Information supplied
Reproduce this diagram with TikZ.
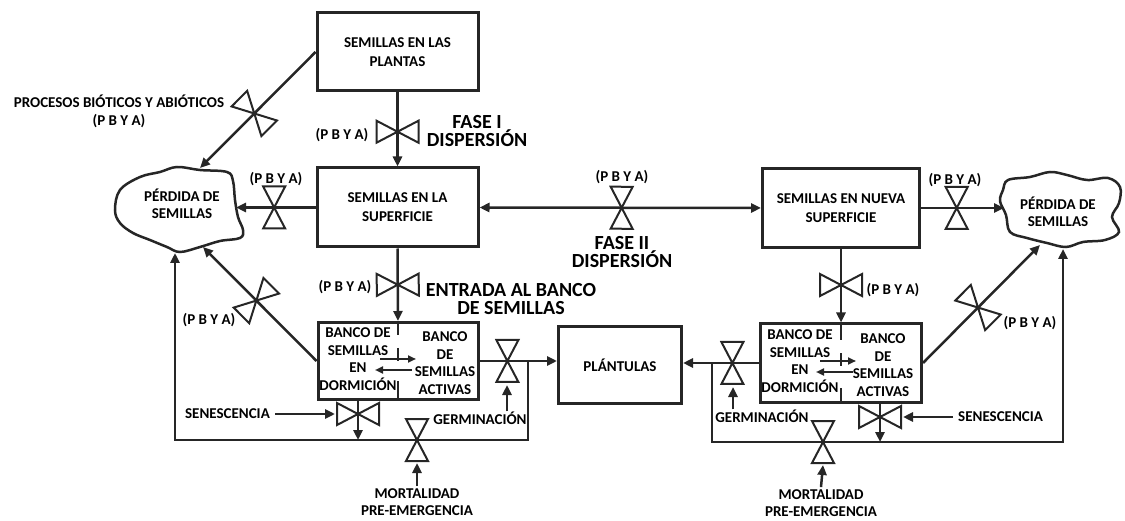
\documentclass[tikz,border=0pt]{standalone}
\usepackage{fontspec}
\setmainfont{Carlito}
\usetikzlibrary{arrows.meta,calc}
\definecolor{LineClr}{rgb}{0.15,0.15,0.15}

\begin{document}
\begin{tikzpicture}[x=1pt,y=-1pt,line join=miter,color=LineClr,
  box/.style={draw,line width=3pt,inner sep=0pt,align=center,text=black,font=\fontsize{15}{19}\selectfont\bfseries},
  lbl/.style={inner sep=0pt,align=center,text=black,font=\fontsize{15}{17.5}\selectfont\bfseries},
  pbya/.style={inner sep=0pt,align=center,text=black,font=\fontsize{15}{18}\selectfont\bfseries},
  big/.style={inner sep=0pt,align=center,text=black,font=\fontsize{20}{18.5}\selectfont\bfseries},
  flow/.style={line width=2.5pt,-{Triangle[length=10pt,width=9pt]}},
  inflow/.style={line width=2pt,-{Triangle[length=8pt,width=7pt]}},
  valveline/.style={line width=2pt},
  valve/.pic={\draw[valveline,-] (0,0)--(-11,-21)--(11,-21)--cycle (0,0)--(-11,21)--(11,21)--cycle;}]
\useasboundingbox (0,0) rectangle (1125,521);

% stocks
\node[box,minimum width=161pt,minimum height=78pt] (plants) at (397.5,52) {SEMILLAS EN LAS\\PLANTAS};
\node[box,minimum width=161pt,minimum height=79pt] (surface) at (397.5,207.5) {SEMILLAS EN LA\\SUPERFICIE};
\node[box,minimum width=157pt,minimum height=79pt] (newsurf) at (841,208) {SEMILLAS EN NUEVA\\SUPERFICIE};
\node[box,minimum width=160pt,minimum height=77pt] (bankL) at (398,361) {};
\node[box,minimum width=123pt,minimum height=77pt] (seedlings) at (620,365) {PLÁNTULAS};
\node[box,minimum width=161pt,minimum height=78pt] (bankR) at (841,363) {};

\node[lbl] (dormL) at (358,359) {BANCO DE\\SEMILLAS\\EN\\DORMICIÓN};
\node[lbl] (actL) at (445,363) {BANCO\\DE\\SEMILLAS\\ACTIVAS};
\node[lbl] (dormR) at (800,361) {BANCO DE\\SEMILLAS\\EN\\DORMICIÓN};
\node[lbl] (actR) at (883,365) {BANCO\\DE\\SEMILLAS\\ACTIVAS};

\draw[line width=2pt] (bankL.north) -- ++(0,14) ($(bankL.north)+(0,27)$) -- ++(0,13) ($(bankL.south)+(0,-20)$) -- (bankL.south);
\draw[line width=2pt] (bankR.north) -- ++(0,18) ($(bankR.north)+(0,31)$) -- ++(0,13) ($(bankR.south)+(0,-15)$) -- (bankR.south);
\draw[inflow] ($(bankL.center)+(-18,-2)$) -- ++(36,0);
\draw[inflow] ($(bankL.center)+(14,9)$) -- ++(-37,0);
\draw[inflow] ($(bankR.center)+(-21,-2)$) -- ++(36,0);
\draw[inflow] ($(bankR.center)+(12,9)$) -- ++(-37,0);

% clouds
\draw[line width=2.5pt] plot[smooth cycle,tension=.6] coordinates {(120,190) (140,177) (160,172) (177,167)
  (200,170) (227,172) (233,181) (235,200) (238,217) (243,230) (240,238) (220,241) (200,247) (180,252)
  (167,247) (150,240) (133,233) (120,223) (115,210)};
\node[lbl] (lossL) at (182,204) {PÉRDIDA DE\\SEMILLAS};
\draw[line width=2.5pt] plot[smooth cycle,tension=.6] coordinates {(1003,190) (1008,180) (1030,177) (1050,172)
  (1067,175) (1087,180) (1108,178) (1120,187) (1119,203) (1112,217) (1119,232) (1105,240) (1083,242)
  (1066,247) (1047,243) (1027,238) (1010,232) (1006,215) (1000,201)};
\node[lbl] (lossR) at (1058,212) {PÉRDIDA DE\\SEMILLAS};

\coordinate (lossLtop) at (200,168);
\coordinate (lossLright) at (236,207.5);
\coordinate (lossLlow) at (203,247);
\coordinate (lossLbot) at (175,253);
\coordinate (lossRleft) at (1004,208);
\coordinate (lossRlow) at (1040,245);
\coordinate (lossRbot) at (1063,249);

% flows
\draw[flow] (plants.south) -- pic[pos=.53,sloped]{valve} (surface.north);
\draw[flow] (plants.west) -- pic[pos=.53,sloped]{valve} (lossLtop);
\draw[flow] (surface.west) -- pic[pos=.52,sloped]{valve} (lossLright);
\draw[flow,{Triangle[length=10pt,width=9pt]}-{Triangle[length=10pt,width=9pt]}] (surface.east) -- pic[pos=.505,sloped]{valve} (newsurf.west);
\draw[flow] (newsurf.east) -- pic[pos=.43,sloped]{valve} (lossRleft);
\draw[flow] (surface.south) -- pic[pos=.5,sloped]{valve} (bankL.north);
\draw[flow] (newsurf.south) -- pic[pos=.49,sloped]{valve} (bankR.north);
\draw[flow] (bankL.west) -- pic[pos=.53,sloped]{valve} (lossLlow);
\draw[flow] (bankR.east) -- pic[pos=.47,sloped]{valve} (lossRlow);
\draw[flow] (bankL.east) -- pic[pos=.36,sloped]{valve} (bankL.east -| seedlings.west);
\draw[flow] (bankR.west) -- pic[pos=.35,sloped]{valve} (bankR.west -| seedlings.east);

% senescence and mortality loops
\coordinate (jL) at (528,361);
\coordinate (cornerL) at (175,440);
\coordinate (senL) at (358,414);
\coordinate (mortL) at (417,440);
\coordinate (germL) at (507,361);
\draw[flow] (jL) |- (cornerL) -- (lossLbot);
\draw[flow] (bankL.south -| senL) -- (senL |- cornerL);
\pic[rotate=90] at (senL) {valve};
\pic at (mortL) {valve};

\coordinate (jR) at (712,363);
\coordinate (cornerR) at (1063,442);
\coordinate (senR) at (880,417);
\coordinate (mortR) at (823,442);
\coordinate (germR) at (733,363);
\draw[flow] (jR) |- (cornerR) -- (lossRbot);
\draw[flow] (bankR.south -| senR) -- (senR |- cornerR);
\pic[rotate=90] at (senR) {valve};
\pic at (mortR) {valve};

% labels
\node[pbya] (pbya1) at (119,111) {PROCESOS BIÓTICOS Y ABIÓTICOS\\(P B Y A)};
\node[pbya] (pbya2) at (342,135) {(P B Y A)};
\node[pbya] (pbya3) at (276,179) {(P B Y A)};
\node[pbya] (pbya4) at (622,177) {(P B Y A)};
\node[pbya] (pbya5) at (955,180) {(P B Y A)};
\node[pbya] (pbya6) at (345,287) {(P B Y A)};
\node[pbya] (pbya7) at (209,320) {(P B Y A)};
\node[pbya] (pbya8) at (893,290) {(P B Y A)};
\node[pbya] (pbya9) at (1030,323) {(P B Y A)};

\node[big] (phase1) at (477,131) {FASE I\\DISPERSIÓN};
\node[big] (phase2) at (622,252) {FASE II\\DISPERSIÓN};
\node[big] (entry) at (511,299) {ENTRADA AL BANCO\\DE SEMILLAS};

\node[lbl,anchor=east] (senLtxt) at (270,414) {SENESCENCIA};
\node[lbl,anchor=west] (senRtxt) at (958,417) {SENESCENCIA};
\node[lbl] (germLtxt) at (480,418) {GERMINACIÓN};
\node[lbl] (germRtxt) at (762,416) {GERMINACIÓN};
\node[lbl] (mortLtxt) at (417,502) {MORTALIDAD\\PRE-EMERGENCIA};
\node[lbl] (mortRtxt) at (821,503) {MORTALIDAD\\PRE-EMERGENCIA};

\draw[flow] ($(senLtxt.east)+(5,0)$) -- ($(senL)+(-23,0)$);
\draw[flow] ($(senRtxt.west)+(-5,0)$) -- ($(senR)+(23,0)$);
\draw[flow] (germL |- germLtxt.north) -- ($(germL)+(0,24)$);
\draw[flow] (germR |- germRtxt.north) -- ($(germR)+(0,24)$);
\draw[flow] ($(mortLtxt.north)+(0,-2)$) -- ($(mortL)+(0,23)$);
\draw[flow] ($(mortRtxt.north)+(0,-2)$) -- ($(mortR)+(0,23)$);

\end{tikzpicture}
\end{document}
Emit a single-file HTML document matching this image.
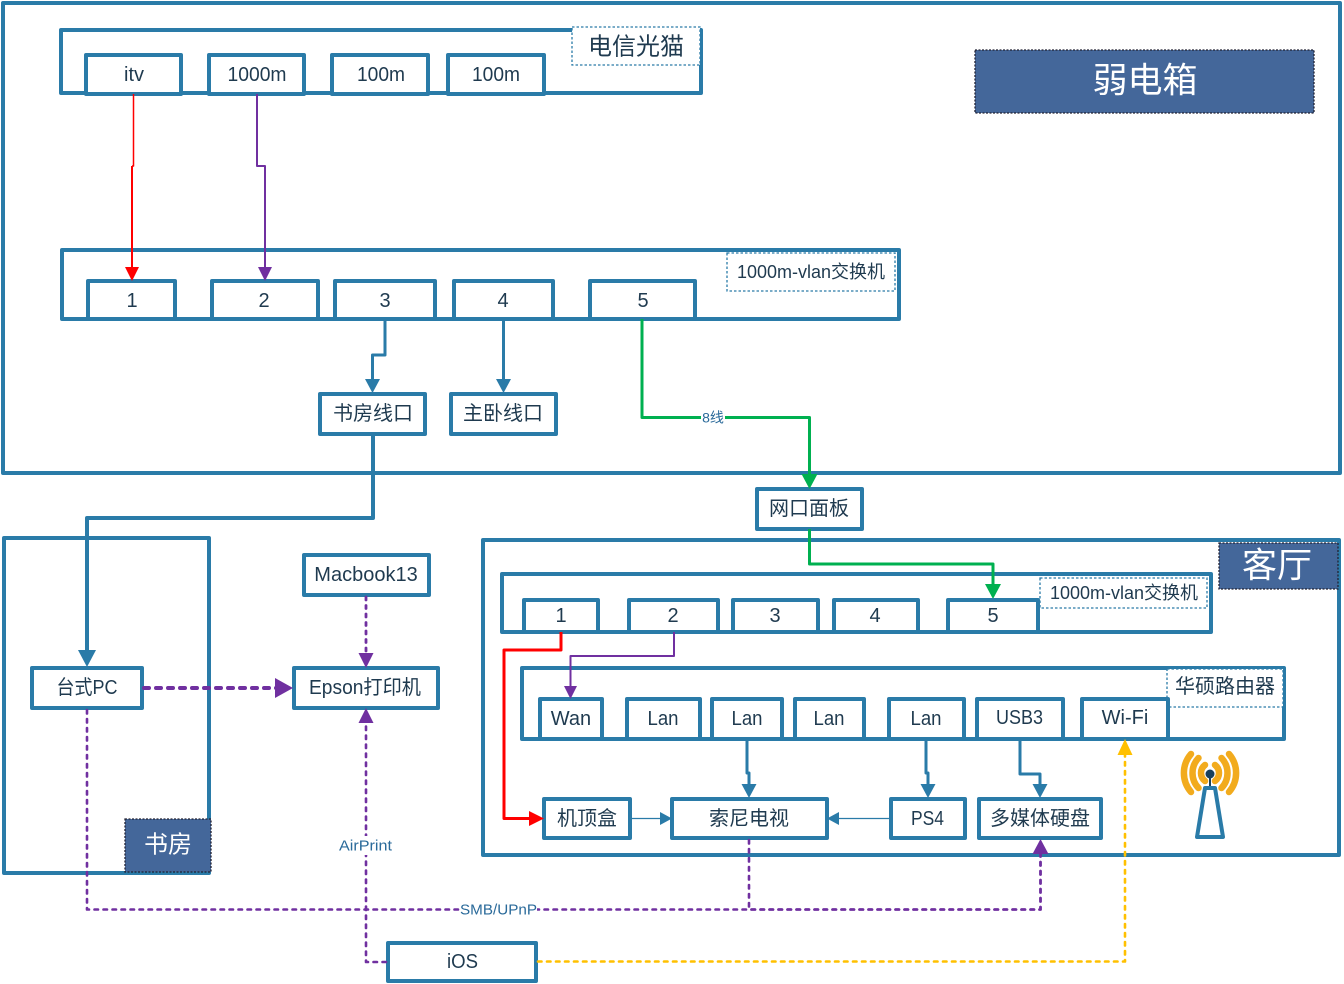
<!DOCTYPE html>
<html><head><meta charset="utf-8"><style>
html,body{margin:0;padding:0;background:#fff;width:1344px;height:984px;overflow:hidden}
svg{display:block}
text{font-family:"Liberation Sans","Noto Sans CJK SC",sans-serif;text-anchor:middle;dominant-baseline:central;fill:#1f3a4f;font-size:20px;transform:translateY(2px)}
.b{fill:none;stroke:#2a7ba8;stroke-width:4;stroke-linejoin:round}
.p{fill:#fff;stroke:#2a7ba8;stroke-width:4;stroke-linejoin:round}
.l{fill:#fff;stroke:#2a7ba8;stroke-width:1.3;stroke-dasharray:2.5 2}
.t{fill:#44679a;stroke:#223;stroke-width:1.3;stroke-dasharray:2 1.5}
.c{fill:none;stroke-linejoin:round}
.d{stroke-linecap:round}
.w{fill:#fff}
</style></head><body>
<svg width="1344" height="984" viewBox="0 0 1344 984" xmlns="http://www.w3.org/2000/svg">
<!-- containers -->
<rect class="b" x="3" y="3" width="1337" height="470"/>
<rect class="b" x="61" y="30" width="640" height="63"/>
<rect class="b" x="62" y="250" width="837" height="69"/>
<rect class="b" x="4" y="538" width="205" height="335"/>
<rect class="b" x="483" y="540" width="856" height="315"/>
<rect class="b" x="502" y="574" width="709" height="58"/>
<rect class="b" x="522" y="668" width="762" height="71"/>

<!-- modem -->
<rect class="l" x="572" y="27" width="128" height="38"/>
<text x="636" y="45" style="font-size:24px">电信光猫</text>
<rect class="p" x="86" y="55" width="95" height="39"/><text x="134" y="73">itv</text>
<rect class="p" x="209" y="55" width="95" height="39"/><text x="257" y="73" textLength="59" lengthAdjust="spacingAndGlyphs">1000m</text>
<rect class="p" x="332" y="55" width="96" height="39"/><text x="381" y="73" textLength="48" lengthAdjust="spacingAndGlyphs">100m</text>
<rect class="p" x="448" y="55" width="96" height="39"/><text x="496" y="73" textLength="48" lengthAdjust="spacingAndGlyphs">100m</text>

<!-- switch 1 -->
<rect class="l" x="727" y="253" width="168" height="38"/>
<text x="811" y="270" style="font-size:18px">1000m-vlan交换机</text>
<rect class="p" x="88" y="281" width="87" height="38"/><text x="132" y="299">1</text>
<rect class="p" x="212" y="281" width="106" height="38"/><text x="264" y="299">2</text>
<rect class="p" x="335" y="281" width="100" height="38"/><text x="385" y="299">3</text>
<rect class="p" x="454" y="281" width="99" height="38"/><text x="503" y="299">4</text>
<rect class="p" x="590" y="281" width="105" height="38"/><text x="643" y="299">5</text>

<!-- title -->
<rect class="t" x="975" y="50" width="339" height="63"/>
<text x="1145" y="79" style="font-size:35px;fill:#fff">弱电箱</text>

<!-- mid nodes -->
<rect class="p" x="320" y="394" width="105" height="40"/><text x="373" y="412">书房线口</text>
<rect class="p" x="451" y="394" width="105" height="40"/><text x="503" y="412">主卧线口</text>
<rect class="p" x="757" y="489" width="105" height="40"/><text x="809" y="507">网口面板</text>

<!-- connectors top -->
<path class="c" stroke="#ff0000" stroke-width="1.5" d="M133.500 94V166H132"/>
<path class="c" stroke="#ff0000" stroke-width="2" d="M132 166V268"/>
<polygon fill="#ff0000" points="125,267 139,267 132,281"/>
<path class="c" stroke="#7030a0" stroke-width="2" d="M257 94V166H265V268"/>
<polygon fill="#7030a0" points="258,267 272,267 265,281"/>
<path class="c" stroke="#2a7ba8" stroke-width="3" d="M385 319V355H372.500V381"/>
<polygon fill="#2a7ba8" points="365,379 380,379 372.500,393"/>
<path class="c" stroke="#2a7ba8" stroke-width="3" d="M503.500 319V381"/>
<polygon fill="#2a7ba8" points="496,379 511,379 503.500,393"/>
<path class="c" stroke="#00b050" stroke-width="3" d="M642 319V417.500H809.500V475"/>
<polygon fill="#00b050" points="801.500,474 817.500,474 809.500,489"/>
<rect class="w" x="701" y="408" width="24" height="18"/>
<text x="713" y="415.500" style="font-size:14px;fill:#2a6a9a">8线</text>
<path class="c" stroke="#2a7ba8" stroke-width="4" d="M373 434V518H87V655"/>
<polygon fill="#2a7ba8" points="78,650 96,650 87,667"/>
<path class="c" stroke="#00b050" stroke-width="3" d="M809.500 529V564H993V587"/>
<polygon fill="#00b050" points="985,584 1001,584 993,599"/>

<!-- study -->
<rect class="t" x="125" y="819" width="86" height="53"/>
<text x="168" y="843" style="font-size:24px;fill:#fff">书房</text>
<rect class="p" x="32" y="668" width="110" height="40"/><text x="87" y="686" textLength="61" lengthAdjust="spacingAndGlyphs">台式PC</text>

<!-- living room -->
<rect class="t" x="1219" y="543" width="119" height="46"/>
<text x="1277" y="564" style="font-size:35px;fill:#fff">客厅</text>
<rect class="l" x="1040" y="578" width="167" height="30"/>
<text x="1124" y="591" style="font-size:18px">1000m-vlan交换机</text>
<rect class="p" x="524" y="600" width="74" height="32"/><text x="561" y="614">1</text>
<rect class="p" x="629" y="600" width="89" height="32"/><text x="673" y="614">2</text>
<rect class="p" x="733" y="600" width="85" height="32"/><text x="775" y="614">3</text>
<rect class="p" x="834" y="600" width="84" height="32"/><text x="875" y="614">4</text>
<rect class="p" x="948" y="600" width="90" height="32"/><text x="993" y="614">5</text>

<rect class="l" x="1167" y="669" width="116" height="38"/>
<text x="1225" y="685">华硕路由器</text>
<rect class="p" x="540" y="699" width="62" height="40"/><text x="571" y="717">Wan</text>
<rect class="p" x="627" y="699" width="73" height="40"/><text x="663" y="717" textLength="31" lengthAdjust="spacingAndGlyphs">Lan</text>
<rect class="p" x="712" y="699" width="70" height="40"/><text x="747" y="717" textLength="31" lengthAdjust="spacingAndGlyphs">Lan</text>
<rect class="p" x="795" y="699" width="69" height="40"/><text x="829" y="717" textLength="31" lengthAdjust="spacingAndGlyphs">Lan</text>
<rect class="p" x="889" y="699" width="75" height="40"/><text x="926" y="717" textLength="31" lengthAdjust="spacingAndGlyphs">Lan</text>
<rect class="p" x="977" y="699" width="86" height="40"/><text x="1019.500" y="716" textLength="47" lengthAdjust="spacingAndGlyphs">USB3</text>
<rect class="p" x="1082" y="699" width="86" height="40"/><text x="1125" y="716">Wi-Fi</text>

<rect class="p" x="544" y="799" width="86" height="39"/><text x="587" y="817">机顶盒</text>
<rect class="p" x="672" y="799" width="155" height="39"/><text x="749" y="817">索尼电视</text>
<rect class="p" x="891" y="799" width="74" height="39"/><text x="927.500" y="817" textLength="33" lengthAdjust="spacingAndGlyphs">PS4</text>
<rect class="p" x="979" y="799" width="122" height="39"/><text x="1040" y="817">多媒体硬盘</text>

<!-- living connectors -->
<path class="c" stroke="#ff0000" stroke-width="3" d="M561 632V650H504V818.500H530"/>
<polygon fill="#ff0000" points="529,811 529,826 544,818.500"/>
<path class="c" stroke="#7030a0" stroke-width="2" d="M674 632V656H570.500V688"/>
<polygon fill="#7030a0" points="564,686 577,686 570.500,699"/>
<path class="c" stroke="#2a7ba8" stroke-width="3" d="M747 739V773H749V785"/>
<polygon fill="#2a7ba8" points="741.500,784 756.500,784 749,798"/>
<path class="c" stroke="#2a7ba8" stroke-width="3" d="M926 739V773H928V785"/>
<polygon fill="#2a7ba8" points="920.500,784 935.500,784 928,798"/>
<path class="c" stroke="#2a7ba8" stroke-width="3" d="M1020 739V774H1040V785"/>
<polygon fill="#2a7ba8" points="1032.500,784 1047.500,784 1040,798"/>
<path class="c" stroke="#2a7ba8" stroke-width="1.300" d="M630 818.500H662"/>
<polygon fill="#2a7ba8" points="660,812 660,825 672,818.500"/>
<path class="c" stroke="#2a7ba8" stroke-width="1.300" d="M891 818.500H838"/>
<polygon fill="#2a7ba8" points="839,812 839,825 827,818.500"/>

<!-- wifi icon -->
<g fill="none" stroke="#f2ab1d" stroke-linecap="round" stroke-width="6.500">
<path d="M1205 765a10 10 0 0 0 0 16"/>
<path d="M1215 765a10 10 0 0 1 0 16"/>
<path d="M1198.500 758a21.750 21.750 0 0 0 0 30"/>
<path d="M1221.500 758a21.750 21.750 0 0 1 0 30"/>
<path d="M1191 754a29 29 0 0 0 0 38"/>
<path d="M1229 754a29 29 0 0 1 0 38"/>
</g>
<line x1="1210" y1="776" x2="1210" y2="788" stroke="#17405c" stroke-width="2"/>
<circle cx="1210" cy="774" r="4.500" fill="#17405c"/>
<polygon points="1205,788 1215,788 1223,837 1197,837" fill="#fff" stroke="#2a7ba8" stroke-width="4" stroke-linejoin="round"/>

<!-- Macbook, Epson, iOS -->
<rect class="p" x="304" y="555" width="125" height="40"/><text x="366" y="573">Macbook13</text>
<rect class="p" x="294" y="668" width="144" height="40"/><text x="365" y="686" textLength="112" lengthAdjust="spacingAndGlyphs">Epson打印机</text>
<rect class="p" x="388" y="943" width="148" height="38"/><text x="462.500" y="960" textLength="31" lengthAdjust="spacingAndGlyphs">iOS</text>

<!-- dashed -->
<path class="c d" stroke="#7030a0" stroke-width="2.800" stroke-dasharray="3 5.500" d="M366 597V655"/>
<polygon fill="#7030a0" points="358.500,653 373.500,653 366,668"/>
<path class="c d" stroke="#7030a0" stroke-width="4" stroke-dasharray="5 7" d="M144 688H278"/>
<polygon fill="#7030a0" points="275,678 275,698 293,688"/>
<path class="c d" stroke="#7030a0" stroke-width="2.600" stroke-dasharray="3.500 5.500" d="M87 710V909.500H1040.500V852"/>
<path class="c d" stroke="#7030a0" stroke-width="2.600" stroke-dasharray="3.500 5.500" d="M749 840V909.500H1040.500V852"/>
<polygon fill="#7030a0" points="1032.500,854 1048.500,854 1040.500,839"/>
<path class="c d" stroke="#7030a0" stroke-width="2.600" stroke-dasharray="3.500 5.500" d="M386 962H366V722"/>
<polygon fill="#7030a0" points="358.500,723 373.500,723 366,708"/>
<path class="c d" stroke="#ffc000" stroke-width="2.600" stroke-dasharray="3.500 5.500" d="M538 961.500H1125V754"/>
<polygon fill="#ffc000" points="1117.500,755 1132.500,755 1125,739"/>

<rect class="w" x="338" y="836" width="55" height="19"/>
<text x="365.500" y="844" style="font-size:15px;fill:#2a6a9a" textLength="53" lengthAdjust="spacingAndGlyphs">AirPrint</text>
<rect class="w" x="460" y="900" width="77" height="19"/>
<text x="498.500" y="908" style="font-size:15px;fill:#2a6a9a" textLength="77" lengthAdjust="spacingAndGlyphs">SMB/UPnP</text>
</svg>
</body></html>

Problem to work on
Leave the pictures out and please restate exactly the lines running from the start of the material through the one with "(actR) at (883,365)".

Response
Reproduce this diagram with TikZ.
\documentclass[tikz,border=0pt]{standalone}
\usepackage{fontspec}
\setmainfont{Carlito}
\usetikzlibrary{arrows.meta,calc}
\definecolor{LineClr}{rgb}{0.15,0.15,0.15}

\begin{document}
\begin{tikzpicture}[x=1pt,y=-1pt,line join=miter,color=LineClr,
  box/.style={draw,line width=3pt,inner sep=0pt,align=center,text=black,font=\fontsize{15}{19}\selectfont\bfseries},
  lbl/.style={inner sep=0pt,align=center,text=black,font=\fontsize{15}{17.5}\selectfont\bfseries},
  pbya/.style={inner sep=0pt,align=center,text=black,font=\fontsize{15}{18}\selectfont\bfseries},
  big/.style={inner sep=0pt,align=center,text=black,font=\fontsize{20}{18.5}\selectfont\bfseries},
  flow/.style={line width=2.5pt,-{Triangle[length=10pt,width=9pt]}},
  inflow/.style={line width=2pt,-{Triangle[length=8pt,width=7pt]}},
  valveline/.style={line width=2pt},
  valve/.pic={\draw[valveline,-] (0,0)--(-11,-21)--(11,-21)--cycle (0,0)--(-11,21)--(11,21)--cycle;}]
\useasboundingbox (0,0) rectangle (1125,521);

% stocks
\node[box,minimum width=161pt,minimum height=78pt] (plants) at (397.5,52) {SEMILLAS EN LAS\\PLANTAS};
\node[box,minimum width=161pt,minimum height=79pt] (surface) at (397.5,207.5) {SEMILLAS EN LA\\SUPERFICIE};
\node[box,minimum width=157pt,minimum height=79pt] (newsurf) at (841,208) {SEMILLAS EN NUEVA\\SUPERFICIE};
\node[box,minimum width=160pt,minimum height=77pt] (bankL) at (398,361) {};
\node[box,minimum width=123pt,minimum height=77pt] (seedlings) at (620,365) {PLÁNTULAS};
\node[box,minimum width=161pt,minimum height=78pt] (bankR) at (841,363) {};

\node[lbl] (dormL) at (358,359) {BANCO DE\\SEMILLAS\\EN\\DORMICIÓN};
\node[lbl] (actL) at (445,363) {BANCO\\DE\\SEMILLAS\\ACTIVAS};
\node[lbl] (dormR) at (800,361) {BANCO DE\\SEMILLAS\\EN\\DORMICIÓN};
\node[lbl] (actR) at (883,365) {BANCO\\DE\\SEMILLAS\\ACTIVAS};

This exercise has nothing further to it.